Téhéran Tabou fait suite à de nombreux films iraniens à l’instar de Ceci n’est pas un film tourné discrètement dans un appartement et Taxi Teheran du même cinéaste Jafar Panahi, film réalisé avec des petites caméras dans un taxi. En citant ce cinéaste, plusieurs fois emprisonné - avec en 2010 une interdiction de filmer pendant vingt ans - on parle de la partie la plus visible de la cinématographie iranienne. Car de nombreux cinéastes rusent chaque jour pour réaliser leurs films : depuis le chef de file Abbas Kiarostami jusqu’à récemment Ida Panahandeh, tous se battent pour tenter de parler de ce qui gangrène la société iranienne.
Le cinéma d’animation iranien
Tourner un film en Iran est de plus en plus compliqué. Depuis Persepolis, admirable film de Marjane Satrapi et Vincent Paronnaud, on sait désormais que le cinéma d’animation permet aux cinéastes de réaliser leurs films à l’étranger pour éviter la censure.

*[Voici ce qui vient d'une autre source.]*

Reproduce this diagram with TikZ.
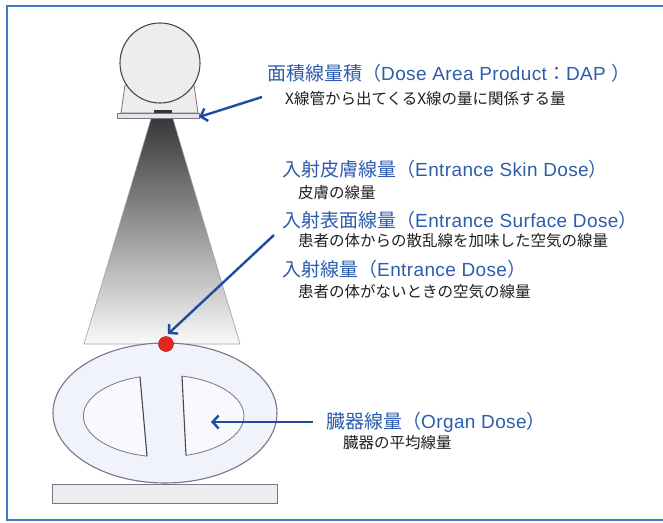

Aki Soozandeha ne peut pas retourner dans son pays ; il vit et travaille en Allemagne ; il utilise l’animation pour parler librement des problèmes et des contradictions de la société iranienne où tout est tabou. Dans Teheran Tabou le réalisateur a filmé les acteurs en studio sur un écran vert. Cette technique appelée la rotoscopie permet d’ajouter ensuite des décors et de mettre en relief le dessin des personnages. Ce qui apporte au film une expressivité des visages et un caractère bien réel.
Le poids des tabous
Dès le début du film on voit une femme se prostituer avec un chauffeur de taxi qui, quelques secondes plus tard, hurle parce qu’il aperçoit sa fille en compagnie d’un jeune homme.
En montrant les contradictions, le film révèle les tabous et interdits qui musèlent la sexualité de la population iranienne. On suit plusieurs destins, celui d’une femme enceinte (au service de son mari et de sa belle famille) qui aimerait changer de vie ; celui d’une prostituée qui se bat pour que son fils puisse aller à l’école et, enfin, celui d’une jeune fille qui perd sa virginité un soir de fête et veut faire reconstruire son hymen pour son mariage prochain.
La femme est accusée des pires crimes alors que les hommes bénéficient d’une certaine impunité. Le cinéaste insiste sur la vie des femmes car elles incarnent les valeurs sur lesquelles repose l’honneur de la famille. Néanmoins, il montre aussi en filigrane comment les hommes vivent leurs frustrations et même comment un homme dans une société archaïque peut sortir des schémas ; on voit comment un jeune artiste qui entreprend de payer la reconstruction d’hymen se heurte constamment à la corruption généralisée. Par ailleurs ce jeune musicien donne des indications sur la place de l’artiste dans la société iranienne : il ne peut prétendre à des aides car sa musique est éloignée des principes islamistes. Il en va de même pour les films évidemment.
L’enfant muet
La séquence d’ouverture du film est reprise avec d’autres situations où les personnages sont en pleine contradiction : le mari de la femme enceinte rend visite à la prostituée ; pour scolariser son enfant, la prostituée use de ses charmes avec le juge chargé de l’application de la loi islamiste ; et la femme qui a perdu sa virginité annonce enfin qu’elle ne se marie pas et doit prouver sa virginité avant de partir à Dubaï. En dehors de ce constat effrayant, le cinéaste montre aussi comment les restrictions imposées par la loi et la religion, intégrées par chacun, deviennent une forme d’autocensure. Et si quelqu’un tente d’échapper à ce système et de clamer haut et fort son désir, il est violemment banni par sa famille et la société.
La présence de l’enfant muet est un regard silencieux posé sur la société. Il ne dit rien et regarde, témoin muet de la souffrance qui pèse sur la population. A la fin du film, alors que la mise en scène se resserre sur la grande détresse d’une femme, il se met à l’écart de la violence, comme si sa recherche de la douceur dessinait peut-être la promesse d’un avenir différent.